One document sums up the character of the new phase. Swings of the pendulum were recurrent in Soviet administrative practice, so this one was no novelty. Instead of the cumbersome cadres directorate, and specialist units in charge of inspecting party bodies, there was to be a new organizational structure. Henceforth the Central Committee apparatus, overseen mainly by the Secretariat and to a lesser degree by the Orgburo, would supervise the operations of ministries and other central government agencies. The task was assigned to new Central Committee departments – among them, ‘agitprop’, ‘party-komsomol-trade unions’, ‘international relations’, heavy industry, consumer goods industry, engineering (machine building), transport and agriculture, as well as a new, very powerful, ‘administrative’ department with responsibility for the security services and the cluster of agencies in planning, finance and trade. (The last three would soon be detached to form a separate department.)

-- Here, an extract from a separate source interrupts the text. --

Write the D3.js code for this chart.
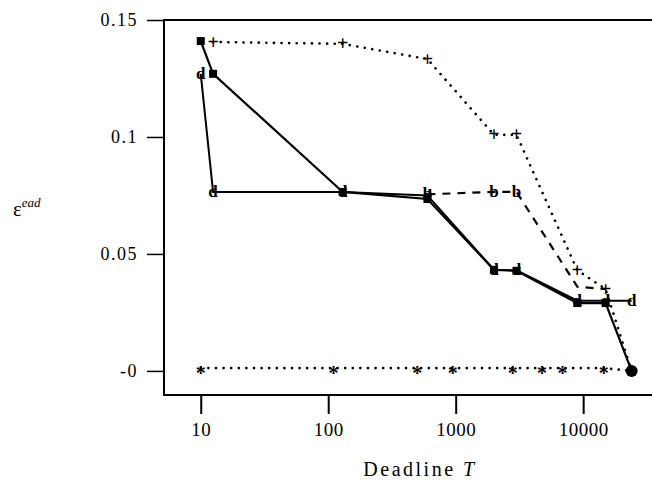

In sum, the reorganization consisted in converting the structural units of the old cadres directorate into independent departments and distributing, more or less logically, the 115 ministries and all party bodies (republican and regional) between these departments. This was no easy undertaking. Each of the state agents to be supervised and monitored itself encompassed a multitude of local branches – in particular, a labyrinthine set of supply networks that were a headache for any inspection agency. This tangled web was even more complicated than the one we shall discuss when we deal with the state administration.
Each Central Committee department had its own more or less complex structure and personnel office. But there were also structures servicing the whole Central Committee apparatus, like the central statistical office, and coordinating departments such as the general-secretary’s ‘special unit’, the encrypting service, and ‘confidential matters’. In addition there were various ‘groups’ or ‘special offices’ unfamiliar to outsiders, including a service for receiving foreign visitors, a separate ‘department of the Central Committee’ (possibly an auxiliary secretariat for the Orgburo), a pivotal ‘general department’ through which all significant texts and appointments to and from departments passed, a ‘business’ department, a ‘post office’ for letters from the public, an office dealing with party membership registration, a ‘commission for foreign travel’, a special office for running the Kremlin, and a unit dealing with ‘auxiliary farms’ (probably part of the business department, which also had a cars and mechanical repairs service).